Five years ago this week, Prime Minister Ariel Sharon was removed from office. It was a stroke that brought him down, but with the changes that would have been required by the nature and seriousness of the charges against him, he was a step away from Moshe Katsav's criminal end.

In 2004, Sharon was to have stood trial for the Greek island affair, on the recommendation of then-State Prosecutor Edna Arbel and with the support of the prosecution team and the police investigations chief, Moshe Mizrahi.

The recommendation was shredded up by then-Attorney General Menachem Mazuz, with the support of another team, not for lack of guilt but for insufficient evidence.

Mazuz's actions in closing the Sharon case and in the plea bargain in the Katsav case are similar. He deliberated mainly over whether the evidence would be enough to convict - and in fact whether the judges would think so.

In the Greek island affair, Mizrahi and the head of the national fraud squad, Miri Golan, presented telling evidence that Arbel believed would have led to a conviction. But Mazuz, who at the time also thought Aryeh Deri would not be convicted, entrenched himself in his skepticism, which from the outset was one of the reasons he was appointed.

For some reason between January and June 2007, Mazuz pulled back from almost completely accepting the recommendation of the investigation team in the Katsav case, headed by Yoav Segalovitz, for a plea bargain (including the rape charge, and excluding the charges of wiretapping and fraudulently accepting gifts ), approved by the head of the Investigation and Intelligence Branch Yohanan Danino.

Instead, he went for the watered down plea bargain. Mazuz's mistake in assuming that evidence was insufficient was revealed by Katsav, who insisted on turning down the plea bargain after it had been barely approved by the High Court of Justice - the same court that had reconciled itself to Mazuz's decision to close the Sharon case.

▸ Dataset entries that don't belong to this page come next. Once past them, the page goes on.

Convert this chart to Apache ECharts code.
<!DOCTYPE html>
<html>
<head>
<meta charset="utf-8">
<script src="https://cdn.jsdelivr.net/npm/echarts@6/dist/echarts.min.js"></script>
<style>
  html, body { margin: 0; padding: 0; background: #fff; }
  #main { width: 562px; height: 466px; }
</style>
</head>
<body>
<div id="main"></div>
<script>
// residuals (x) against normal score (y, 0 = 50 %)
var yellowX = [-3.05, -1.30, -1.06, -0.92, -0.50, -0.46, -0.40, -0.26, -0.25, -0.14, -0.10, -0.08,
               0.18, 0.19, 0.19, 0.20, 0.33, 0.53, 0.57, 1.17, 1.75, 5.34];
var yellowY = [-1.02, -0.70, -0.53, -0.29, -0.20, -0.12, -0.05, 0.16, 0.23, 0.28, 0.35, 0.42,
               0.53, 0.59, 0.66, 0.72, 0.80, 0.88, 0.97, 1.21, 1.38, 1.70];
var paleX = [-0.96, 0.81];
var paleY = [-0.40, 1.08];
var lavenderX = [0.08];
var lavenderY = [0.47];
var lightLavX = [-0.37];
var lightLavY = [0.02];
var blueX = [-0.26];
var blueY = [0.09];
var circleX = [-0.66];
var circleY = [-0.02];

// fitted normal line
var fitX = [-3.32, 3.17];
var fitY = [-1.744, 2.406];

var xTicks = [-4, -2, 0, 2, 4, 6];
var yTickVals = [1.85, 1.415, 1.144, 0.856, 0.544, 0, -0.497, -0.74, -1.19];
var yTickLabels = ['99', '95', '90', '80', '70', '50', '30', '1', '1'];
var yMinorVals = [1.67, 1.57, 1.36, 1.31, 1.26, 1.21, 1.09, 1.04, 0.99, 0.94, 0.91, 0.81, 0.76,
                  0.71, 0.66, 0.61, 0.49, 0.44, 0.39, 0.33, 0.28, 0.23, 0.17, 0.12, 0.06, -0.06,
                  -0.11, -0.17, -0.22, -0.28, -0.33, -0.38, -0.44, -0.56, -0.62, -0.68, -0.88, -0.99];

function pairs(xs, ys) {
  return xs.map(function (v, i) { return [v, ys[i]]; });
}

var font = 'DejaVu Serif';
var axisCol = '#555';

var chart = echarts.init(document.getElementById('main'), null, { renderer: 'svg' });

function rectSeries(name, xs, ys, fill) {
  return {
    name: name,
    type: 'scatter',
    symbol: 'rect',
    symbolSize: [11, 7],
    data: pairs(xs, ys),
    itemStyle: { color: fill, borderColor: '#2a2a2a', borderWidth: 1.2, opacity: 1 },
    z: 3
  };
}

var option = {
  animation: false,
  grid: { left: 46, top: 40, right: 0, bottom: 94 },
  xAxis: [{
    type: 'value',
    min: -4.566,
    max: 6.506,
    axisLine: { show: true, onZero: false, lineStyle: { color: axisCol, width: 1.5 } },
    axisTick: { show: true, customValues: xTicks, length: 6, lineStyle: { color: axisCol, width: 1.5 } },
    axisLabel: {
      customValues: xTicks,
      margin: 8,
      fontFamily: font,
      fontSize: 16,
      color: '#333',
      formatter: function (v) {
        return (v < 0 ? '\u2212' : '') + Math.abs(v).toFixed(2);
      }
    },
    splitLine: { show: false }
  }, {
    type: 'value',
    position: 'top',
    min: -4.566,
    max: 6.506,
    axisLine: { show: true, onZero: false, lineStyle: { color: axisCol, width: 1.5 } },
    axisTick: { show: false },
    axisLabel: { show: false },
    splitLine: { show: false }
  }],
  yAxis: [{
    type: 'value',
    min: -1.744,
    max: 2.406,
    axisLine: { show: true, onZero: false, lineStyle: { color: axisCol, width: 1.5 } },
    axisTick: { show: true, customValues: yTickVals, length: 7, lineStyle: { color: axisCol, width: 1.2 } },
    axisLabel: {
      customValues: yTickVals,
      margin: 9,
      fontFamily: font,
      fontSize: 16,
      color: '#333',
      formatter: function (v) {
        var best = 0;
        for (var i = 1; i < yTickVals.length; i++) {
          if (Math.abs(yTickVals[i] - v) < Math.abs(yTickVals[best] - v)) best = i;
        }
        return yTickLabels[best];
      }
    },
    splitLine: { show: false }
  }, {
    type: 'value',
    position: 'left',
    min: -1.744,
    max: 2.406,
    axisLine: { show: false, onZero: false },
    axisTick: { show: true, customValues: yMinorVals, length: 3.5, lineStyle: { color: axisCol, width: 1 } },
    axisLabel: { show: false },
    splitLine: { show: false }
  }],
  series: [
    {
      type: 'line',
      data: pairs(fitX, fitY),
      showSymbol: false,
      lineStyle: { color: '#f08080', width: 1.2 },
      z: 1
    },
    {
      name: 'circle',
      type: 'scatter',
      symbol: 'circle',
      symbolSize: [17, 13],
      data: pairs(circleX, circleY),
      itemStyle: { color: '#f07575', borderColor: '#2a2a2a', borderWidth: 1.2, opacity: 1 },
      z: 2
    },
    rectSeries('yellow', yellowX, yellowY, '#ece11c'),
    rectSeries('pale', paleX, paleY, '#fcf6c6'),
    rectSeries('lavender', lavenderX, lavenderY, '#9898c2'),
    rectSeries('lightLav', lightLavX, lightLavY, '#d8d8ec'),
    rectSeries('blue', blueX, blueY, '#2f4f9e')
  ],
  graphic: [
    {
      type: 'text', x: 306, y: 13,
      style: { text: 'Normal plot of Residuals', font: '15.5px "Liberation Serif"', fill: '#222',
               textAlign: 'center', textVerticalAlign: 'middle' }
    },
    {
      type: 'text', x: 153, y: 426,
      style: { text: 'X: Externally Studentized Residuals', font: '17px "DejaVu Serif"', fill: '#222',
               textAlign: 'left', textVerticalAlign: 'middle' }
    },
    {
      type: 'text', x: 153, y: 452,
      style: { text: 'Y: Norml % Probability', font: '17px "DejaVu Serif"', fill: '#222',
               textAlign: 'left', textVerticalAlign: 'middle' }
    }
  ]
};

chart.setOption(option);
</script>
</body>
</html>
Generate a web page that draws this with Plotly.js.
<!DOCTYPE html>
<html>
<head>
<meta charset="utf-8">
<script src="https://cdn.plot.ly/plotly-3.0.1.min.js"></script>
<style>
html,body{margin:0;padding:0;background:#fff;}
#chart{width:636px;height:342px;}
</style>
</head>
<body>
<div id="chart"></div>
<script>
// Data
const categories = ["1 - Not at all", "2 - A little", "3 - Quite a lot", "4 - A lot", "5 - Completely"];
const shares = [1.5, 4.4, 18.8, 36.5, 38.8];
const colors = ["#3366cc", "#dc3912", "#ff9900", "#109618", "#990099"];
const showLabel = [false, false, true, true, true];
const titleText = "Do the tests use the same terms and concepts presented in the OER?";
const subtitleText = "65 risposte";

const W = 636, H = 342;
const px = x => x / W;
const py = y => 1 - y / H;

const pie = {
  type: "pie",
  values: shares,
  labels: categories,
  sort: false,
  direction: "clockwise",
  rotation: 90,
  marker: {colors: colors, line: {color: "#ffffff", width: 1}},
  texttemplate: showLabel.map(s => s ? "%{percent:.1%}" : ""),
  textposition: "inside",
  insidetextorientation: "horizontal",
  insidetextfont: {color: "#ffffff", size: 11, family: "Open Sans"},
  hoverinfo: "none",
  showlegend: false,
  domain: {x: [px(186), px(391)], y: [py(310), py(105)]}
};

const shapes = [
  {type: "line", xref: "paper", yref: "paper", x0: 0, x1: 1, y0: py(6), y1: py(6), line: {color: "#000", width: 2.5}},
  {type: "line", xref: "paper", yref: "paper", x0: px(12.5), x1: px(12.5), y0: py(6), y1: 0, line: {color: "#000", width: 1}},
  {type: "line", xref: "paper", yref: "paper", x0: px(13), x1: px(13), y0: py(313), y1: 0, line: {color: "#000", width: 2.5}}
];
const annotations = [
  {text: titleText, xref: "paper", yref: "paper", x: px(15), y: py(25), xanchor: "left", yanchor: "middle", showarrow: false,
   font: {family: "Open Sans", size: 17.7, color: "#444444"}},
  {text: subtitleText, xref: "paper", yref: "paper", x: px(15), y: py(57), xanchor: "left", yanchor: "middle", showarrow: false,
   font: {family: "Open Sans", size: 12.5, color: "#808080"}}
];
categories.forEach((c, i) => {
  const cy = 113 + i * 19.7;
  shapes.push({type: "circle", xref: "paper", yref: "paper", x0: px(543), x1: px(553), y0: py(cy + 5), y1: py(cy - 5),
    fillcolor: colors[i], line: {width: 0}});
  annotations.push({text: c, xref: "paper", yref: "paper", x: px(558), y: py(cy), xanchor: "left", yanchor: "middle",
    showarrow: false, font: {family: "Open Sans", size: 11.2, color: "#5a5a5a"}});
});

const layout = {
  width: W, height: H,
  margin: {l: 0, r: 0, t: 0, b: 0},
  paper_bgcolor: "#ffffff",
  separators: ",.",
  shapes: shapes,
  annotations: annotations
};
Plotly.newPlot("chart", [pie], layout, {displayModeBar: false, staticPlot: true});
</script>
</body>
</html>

How did it happen that Segalovitz was right all along and Mazuz was saved from humiliation only because Katsav acted foolishly? It turns out that attorney Segalovitz, as a veteran police prosecutor and investigator, was a greater criminal expert than attorney Mazuz.

The investigation was masterful, analyzing not only what stood out clearly under the lamp, but also what was in the shadows.

For example, the investigators studied the data from Katsav's cell phone - his personal one and the one in his car - and used it to draw conclusions from the silence between calls. That was a brilliant stroke a la Sherlock Holmes in deciphering the secret of why the hounds of the Baskervilles did not bark.

This was all done under difficult conditions, in which the suspects are senior officials who enjoy immunity from arrest and search.

This immunity should be reconsidered. It was intended to prevent the government from abusing opposition lawmakers with minor issues or fabrications, or to prevent political power from changing hands due to investigations of people in office. The main goal of investigations, trials and convictions, in addition to punishment, is after all, deterrence.

Instead, a mechanism should be instituted similar to the appointment of an investigative judge in certain cases of death, such as suicides of prisoners (the case of entertainer Dudu Topaz was not the last in this series ).

The attorney general should be able to persuade the judge to lift the suspect's immunity, at least with regard to a search; the Shin Bet security service should cooperate in handing over documents, as was partially done in the Katsav case, and in having body guards testify. Politicians who are deterred by the new rules would be invited to retire and seek another line of work.

Katsav's refusal to admit of his own free will to some of the charges and receive a relatively light sentence reflects the culture of "shame" as opposed to "guilt." Sharon, if he had been pushed into such a corner by Arbel (or by the later Mazuz ), would certainly have coolly considered the deal and signed it as a painful but convenient measure.

How will another survivor of the Greek island affair act - former Prime Minister Ehud Olmert, in the cases currently before the courts and others (Holyland ) waiting their turn.